# 06 vs 07 Look 555



## scottmoulton (May 12, 2007)

I was wondering if anyone could tell me the difference between the 06 and 07 555. 

From photos I'm guessing the differences are that the 06 had an aluminum bb, a lugged seat tube / top tube / seat stay connection, less shaping on the seat stays and maybe a smaller diameter down tube? oh yeah and maybe the tighter weave carbon fiber.

Has anyone ridden both? I tested an 07 and loved the ride but far perfer the way the 06 looks.

thanks


----------



## Lookbiker (Sep 2, 2006)

I have the 2005 555 and love it. I'm not certain but this is how I understand it:

The 2005 555 came with the HSC 5 fork. The 2006 models came with the HSC 4 fork but the frames are identical. The 2007 555 models are an entirely different construction(tube to tube, not lugged) and are made in Asia for Look.

I know people have been very pleased with the newer 555 models as well.


----------



## funknuggets (Feb 4, 2004)

*I have the 06 555*

And its my everyday trainer/racer, just switch wheels and its ready to roll. 

Its fine, and for me fine means that I have NOTHING bad to say or critique about it. At the price point its as good a bike as you are going to get. I did once get a bit of a phantom clicking, which later was isolated in the HSC 4 fork when its not clamped really tight... so Im not sure if thats a product of the fork... or the kysrium sls, but otherwise... I'm pretty nitpicky about bikes, and there is really nothing negative about it given the pricepoint... plus, I can wreck it and not have to sell a kidney to replace it.

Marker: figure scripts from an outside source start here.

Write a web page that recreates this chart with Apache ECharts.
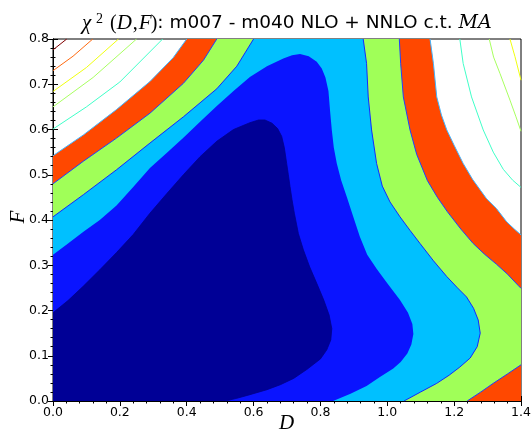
<!DOCTYPE html>
<html><head><meta charset="utf-8">
<script src="https://cdn.jsdelivr.net/npm/echarts@6/dist/echarts.min.js"></script>
<style>html,body{margin:0;padding:0;background:#fff}#c{width:532px;height:433px}</style>
</head><body><div id="c"></div>
<script>
// Axis ranges and tick labels
const D_MIN = 0, D_MAX = 1.4, D_STEP = 0.2;
const F_MIN = 0, F_MAX = 0.8, F_STEP = 0.1;
const xTickLabels = ['0.0','0.2','0.4','0.6','0.8','1.0','1.2','1.4'];
const yTickLabels = ['0.0','0.1','0.2','0.3','0.4','0.5','0.6','0.7','0.8'];

// Contour boundaries [D, F]
const navyEdge = [[0,0.195],[0.045,0.222],[0.091,0.254],[0.14,0.29],[0.19,0.328],[0.24,0.368],[0.29,0.415],[0.34,0.458],[0.39,0.50],[0.44,0.54],[0.49,0.574],[0.54,0.60],[0.589,0.615],[0.615,0.621],[0.634,0.621],[0.655,0.614],[0.672,0.602],[0.684,0.585],[0.692,0.56],[0.699,0.525],[0.704,0.50],[0.709,0.474],[0.715,0.445],[0.722,0.415],[0.734,0.37],[0.749,0.334],[0.768,0.296],[0.789,0.26],[0.81,0.223],[0.826,0.19],[0.834,0.16],[0.831,0.135],[0.819,0.113],[0.8,0.093],[0.76,0.07],[0.72,0.05],[0.68,0.036],[0.64,0.025],[0.589,0.014],[0.55,0.006],[0.515,0]];
const blueEdge = [[0,0.323],[0.045,0.348],[0.091,0.374],[0.14,0.40],[0.19,0.432],[0.24,0.473],[0.29,0.515],[0.34,0.548],[0.39,0.582],[0.44,0.617],[0.49,0.652],[0.54,0.685],[0.589,0.716],[0.64,0.740],[0.689,0.757],[0.715,0.764],[0.739,0.767],[0.765,0.762],[0.789,0.750],[0.804,0.735],[0.815,0.715],[0.824,0.685],[0.829,0.64],[0.834,0.599],[0.84,0.56],[0.849,0.525],[0.862,0.488],[0.879,0.451],[0.897,0.41],[0.918,0.363],[0.94,0.323],[0.968,0.292],[1.0,0.26],[1.038,0.223],[1.062,0.195],[1.075,0.17],[1.078,0.148],[1.072,0.125],[1.06,0.105],[1.04,0.086],[1.018,0.072],[0.978,0.053],[0.938,0.033],[0.89,0.016],[0.838,0]];
const lightBlueLeft = [[0,0.407],[0.091,0.456],[0.19,0.511],[0.29,0.570],[0.39,0.628],[0.49,0.69],[0.55,0.74],[0.60,0.8]];
const lightBlueRight = [[0.928,0.8],[0.938,0.746],[0.943,0.672],[0.953,0.599],[0.968,0.525],[0.985,0.475],[1.008,0.44],[1.038,0.407],[1.068,0.377],[1.098,0.348],[1.138,0.31],[1.178,0.275],[1.21,0.25],[1.237,0.23],[1.258,0.205],[1.272,0.179],[1.278,0.15],[1.269,0.12],[1.248,0.095],[1.217,0.075],[1.185,0.057],[1.148,0.039],[1.1,0.02],[1.05,0]];
const greenLeft = [[0,0.480],[0.091,0.530],[0.19,0.581],[0.29,0.636],[0.39,0.702],[0.45,0.753],[0.49,0.8]];
const greenRightUpper = [[1.036,0.8],[1.040,0.746],[1.048,0.672],[1.068,0.599],[1.088,0.545],[1.12,0.487],[1.15,0.45],[1.18,0.418],[1.22,0.38],[1.257,0.348],[1.29,0.325],[1.327,0.302],[1.36,0.28],[1.392,0.255],[1.4,0.249]];
const greenRightLower = [[1.4,0.080],[1.36,0.06],[1.317,0.039],[1.28,0.02],[1.239,0]];
const redLeft = [[0,0.542],[0.091,0.588],[0.19,0.644],[0.29,0.706],[0.36,0.759],[0.40,0.8]];
const redRight = [[1.128,0.8],[1.138,0.746],[1.148,0.672],[1.162,0.632],[1.178,0.599],[1.2,0.565],[1.227,0.525],[1.255,0.49],[1.297,0.447],[1.327,0.425],[1.357,0.396],[1.38,0.38],[1.4,0.367]];

// Contour lines in the white area
const cyanLeft = [[0,0.601],[0.1,0.65],[0.2,0.705],[0.328,0.8]];
const greenLineLeft = [[0,0.650],[0.12,0.715],[0.25,0.8]];
const yellowLeft = [[0,0.684],[0.1,0.737],[0.196,0.8]];
const orangeLeft = [[0,0.730],[0.06,0.762],[0.119,0.8]];
const darkRedLeft = [[0,0.776],[0.041,0.8]];
const cyanRight = [[1.217,0.8],[1.227,0.746],[1.252,0.672],[1.287,0.599],[1.317,0.55],[1.347,0.512],[1.375,0.488],[1.4,0.472]];
const greenLineRight = [[1.305,0.8],[1.318,0.76],[1.337,0.724],[1.367,0.665],[1.385,0.628],[1.4,0.596]];
const yellowRight = [[1.367,0.8],[1.382,0.761],[1.4,0.709]];

const corner00 = [[D_MIN,F_MIN]];
const cornerR0 = [[D_MAX,F_MIN]];

const regions = [
  {pts: redLeft.concat(redRight, cornerR0, corner00), color:'#ff4800'},
  {pts: greenLeft.concat(greenRightUpper, greenRightLower, corner00), color:'#a0ff58'},
  {pts: lightBlueLeft.concat(lightBlueRight, corner00), color:'#00c0ff'},
  {pts: blueEdge.concat(corner00), color:'#0a14ff'},
  {pts: navyEdge.concat(corner00), color:'#000096'}
];

const lines = [
  {pts: navyEdge, color:'#00008c', w:0.8},
  {pts: lightBlueLeft, color:'#1428ff', w:1},
  {pts: lightBlueRight, color:'#1428ff', w:1},
  {pts: greenLeft, color:'#2040ff', w:1},
  {pts: greenRightUpper, color:'#2040ff', w:1},
  {pts: greenRightLower, color:'#2040ff', w:1},
  {pts: redLeft, color:'#40b4ff', w:1},
  {pts: redRight, color:'#40b4ff', w:1},
  {pts: cyanLeft, color:'#40ffc8', w:1},
  {pts: greenLineLeft, color:'#a8ff60', w:1},
  {pts: yellowLeft, color:'#f0ff10', w:1},
  {pts: orangeLeft, color:'#ff6a10', w:1},
  {pts: darkRedLeft, color:'#800000', w:1},
  {pts: cyanRight, color:'#40ffc8', w:1},
  {pts: greenLineRight, color:'#a8ff60', w:1},
  {pts: yellowRight, color:'#f0ff10', w:1}
];

const series = [];
regions.forEach((r, i) => {
  series.push({
    type:'custom', coordinateSystem:'cartesian2d', xAxisIndex:0, yAxisIndex:0,
    clip:true, silent:true, z:1 + i,
    data:[r.pts[0]],
    renderItem:(params, api) => ({
      type:'polygon',
      shape:{points: r.pts.map(p => api.coord(p))},
      style:{fill:r.color}
    })
  });
});
lines.forEach(l => {
  series.push({
    type:'line', xAxisIndex:0, yAxisIndex:0, data:l.pts, showSymbol:false, silent:true,
    clip:true, z:10, lineStyle:{color:l.color, width:l.w}
  });
});

const tickFont = {fontFamily:'DejaVu Sans', fontSize:12.5, color:'#000'};
const lbl = (labels, step, min) => (v) => {
  const i = Math.round((v - min) / step);
  return labels[i] !== undefined ? labels[i] : '';
};
const axisCommon = {
  axisLine:{show:true, lineStyle:{color:'#000', width:1}},
  axisTick:{show:true, inside:true, length:5, lineStyle:{color:'#000', width:1}},
  minorTick:{show:true, splitNumber:5, length:2.5, lineStyle:{color:'#000', width:1}},
  splitLine:{show:false}, minorSplitLine:{show:false}
};

const mathIt = {fontFamily:'Liberation Serif', fontStyle:'italic', fontWeight:'normal', fontSize:21, color:'#000'};
const chart = echarts.init(document.getElementById('c'), null, {renderer:'canvas'});
chart.setOption({
  animation:false,
  backgroundColor:'#fff',
  title:{
    left:77, top:7,
    text:'{c|χ}{s|2}{r|(}{d|D}{k|,}{f|F}{r|)}{t|: m007 - m040 NLO + NNLO c.t. }{ma|MA}',
    textStyle:{
      fontWeight:'normal',
      rich:{
        c:Object.assign({}, mathIt, {width:14}),
        s:{fontFamily:'Liberation Serif', fontWeight:'normal', fontSize:14, color:'#000', width:14, padding:[0,0,9,0]},
        r:{fontFamily:'Liberation Serif', fontWeight:'normal', fontSize:20, color:'#000'},
        d:Object.assign({}, mathIt, {width:16}),
        k:{fontFamily:'Liberation Serif', fontWeight:'normal', fontSize:20, color:'#000', width:6},
        f:Object.assign({}, mathIt, {width:12}),
        t:{fontFamily:'DejaVu Sans', fontWeight:'normal', fontSize:18.5, color:'#000'},
        ma:Object.assign({}, mathIt, {fontFamily:'DejaVu Serif', fontSize:19})
      }
    }
  },
  graphic:[
    {type:'text', left:279, top:413, silent:true,
      style:{text:'D', font:'italic 21px "Liberation Serif"', fill:'#000'}},
    {type:'text', x:18, y:217, rotation:Math.PI/2, silent:true,
      style:{text:'F', font:'italic 21px "Liberation Serif"', fill:'#000', align:'center', verticalAlign:'middle'}}
  ],
  grid:{left:53, right:11, top:39, bottom:32, show:true, borderColor:'#000', borderWidth:1,
    containLabel:false, outerBoundsMode:'none'},
  xAxis:[
    Object.assign({type:'value', min:D_MIN, max:D_MAX, interval:D_STEP, position:'bottom',
      axisLabel:Object.assign({margin:5, formatter:lbl(xTickLabels, D_STEP, D_MIN)}, tickFont)}, axisCommon),
    Object.assign({type:'value', min:D_MIN, max:D_MAX, interval:D_STEP, position:'top',
      axisLabel:{show:false}}, axisCommon)
  ],
  yAxis:[
    Object.assign({type:'value', min:F_MIN, max:F_MAX, interval:F_STEP, position:'left',
      axisLabel:Object.assign({margin:4, formatter:lbl(yTickLabels, F_STEP, F_MIN)}, tickFont)}, axisCommon),
    Object.assign({type:'value', min:F_MIN, max:F_MAX, interval:F_STEP, position:'right',
      axisLabel:{show:false}}, axisCommon)
  ],
  series: series
});
</script>
</body></html>
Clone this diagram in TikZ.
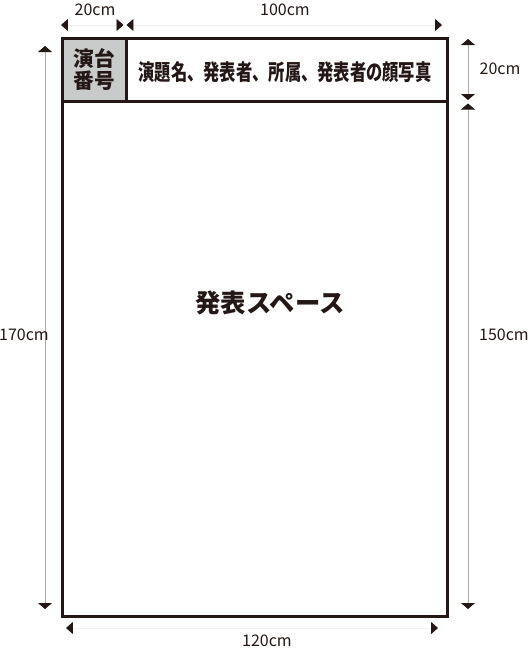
\documentclass[tikz,border=0pt]{standalone}
\usepackage{fontspec}
\setmainfont{Noto Sans CJK JP}
\newfontfamily\condfont[FakeStretch=0.74]{Noto Sans CJK JP}
\usetikzlibrary{arrows.meta}
\definecolor{ink}{HTML}{231815}
\definecolor{boxgray}{HTML}{C9CACA}
\definecolor{dimgray}{HTML}{A8A8A8}
\definecolor{faintgray}{HTML}{F2F2F2}
\tikzset{
  tip/.style={Triangle[length=4.9pt,width=10pt,color=ink]},
  vdim/.style={dimgray,line width=0.6pt,{Triangle[length=4.5pt,width=10.5pt,color=ink]}-{Triangle[length=4.5pt,width=10.5pt,color=ink]}},
  hdim/.style={faintgray,line width=0.6pt,{Triangle[length=5.2pt,width=9pt,color=ink]}-{Triangle[length=5.2pt,width=9pt,color=ink]}},
  dimlabel/.style={ink,font=\fontsize{12pt}{14pt}\selectfont,inner sep=0pt},
}
\begin{document}
\begin{tikzpicture}[x=0.75pt,y=-0.75pt]
\useasboundingbox (0,0) rectangle (530,653);
% board
\fill[boxgray] (62,38) rectangle (126,101);
\draw[ink,line width=2.25pt] (62,38) rectangle (447,616);
\draw[ink,line width=2.25pt] (62,101) -- (447,101);
\draw[ink,line width=2.25pt] (126,38) -- (126,101);
\node[ink,align=center,inner sep=0pt,font=\fontsize{15.5pt}{16pt}\selectfont\bfseries] (num) at (94,69.5) {演台\\番号};
\node[ink,inner sep=0pt,font=\fontsize{16.5pt}{18pt}\selectfont\condfont\bfseries] (head) at (285,72) {演題名、発表者、所属、発表者の顔写真};
\node[ink,inner sep=0pt,font=\fontsize{19pt}{20pt}\selectfont\bfseries] (space) at (270,303) {発表スペース};
% dimension end points
\coordinate (tl) at (61,25);
\coordinate (tm1) at (123.5,25);
\coordinate (tm2) at (126.5,25);
\coordinate (tr) at (442,25);
\coordinate (lt) at (45,46);
\coordinate (lb) at (45,609);
\coordinate (rt) at (468,39);
\coordinate (rm1) at (468,100);
\coordinate (rm2) at (468,103.5);
\coordinate (rb) at (468,609);
\coordinate (bl) at (66,628);
\coordinate (br) at (438,628);
% dimension lines
\draw[hdim] (tl) -- (tm1);
\draw[hdim] (tm2) -- (tr);
\draw[vdim] (lt) -- (lb);
\draw[vdim] (rt) -- (rm1);
\draw[vdim] (rm2) -- (rb);
\draw[hdim] (bl) -- (br);
% labels
\node[dimlabel] (w20) at (95,10) {20cm};
\node[dimlabel] (w100) at (285,10) {100cm};
\node[dimlabel] (h20) at (500,69) {20cm};
\node[dimlabel] (h170) at (24,335) {170cm};
\node[dimlabel] (h150) at (504,335) {150cm};
\node[dimlabel] (w120) at (267,641) {120cm};
\end{tikzpicture}
\end{document}
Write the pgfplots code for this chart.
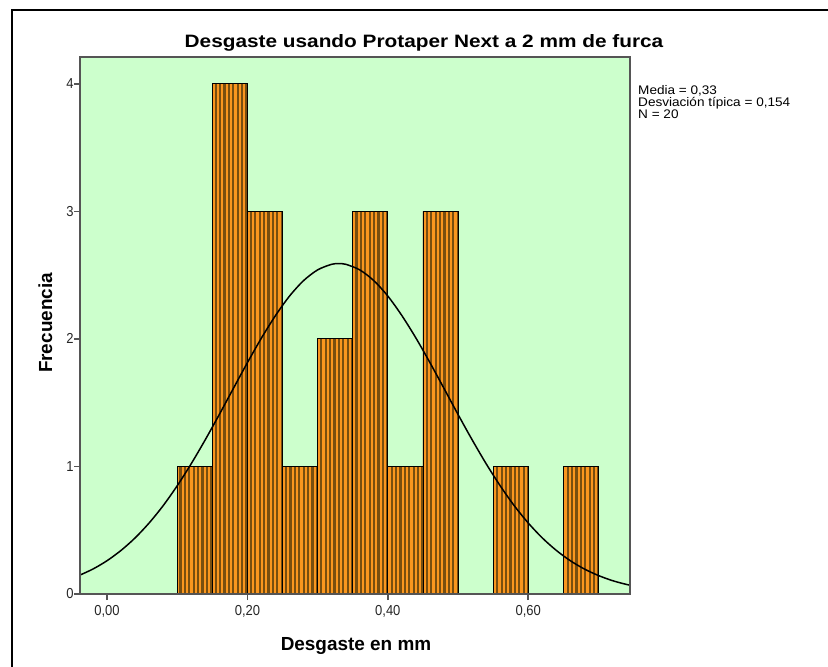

.............................

That being said, I liked...or LOVED... its predecessor, my 381i, FAR better as far as aesthetics, comfort, and positioning. However, Look backed up its warranty as the tt started backing out of the HT lug but only had a 555 available. That being said... when this 555 meets the end of its useful life, I would give my left nut for a NOS matte black/white 381i or 481i in a 51 or 52. Just for those who are reading.


----------



## Yanez (Jan 8, 2010)

Yep, I am glad i got my 555 in 2006 ,as i understand the newer looks are made in asia! ugh
and i love the stiffness and they handle great


----------



## av8torjim (May 11, 2009)

I have a 2006 555. The earlier posts are accurate. The 555 was made from 2005 to 2008. The only difference between 2005 and 2006 is the fork (and colors). The 2005 had the HSC 5 and the 2006 had the HSC 4. The 2005 and 2006 were lugged frames and were built in France or Tunisia in the Look factory. In 2007, the geometry and construction changed. The were tube-to-tube and built in Asia. I believe the 2007 and 2008 came with the HSC 4 fork (maybe the HSC 4SL). In 2009, the model was superceded by the 566. If I were choosing a "new" 555, I'd try to find a 2005 (preferably because of the fork) or 2006 model. I recently found a NOS 2006 model for a VERY good price and I love it.


----------



## rward325 (Sep 22, 2008)

Let's clear something up immediately. Even the 566 is not made in Asia. Look owns its own factory in Tunisia and it is under Look's complete control. Originally the 566 was going to be farmed out to Asia but Look changed there mind and built it in house in their factory. 

Question of curiosity here, why would the 05 get the HSC 5 fork and the 06 get the HSC 4 fork? shouldn't it have been the other way around?


----------



## av8torjim (May 11, 2009)

rward325 said:


> Question of curiosity here, why would the 05 get the HSC 5 fork and the 06 get the HSC 4 fork? shouldn't it have been the other way around?


I assume it was economics. The HSC 5 is a higher-end fork and probably more costly. The HSC 4 is a full carbon fork, including a carbon steerer. Not sure what makes the HSC 5 "better."


----------



## rward325 (Sep 22, 2008)

HSC 5 as the integrated adjustment. You change the heights on it without removing or dropping the fork. Don't think you can do this with the HSC 4 fork


----------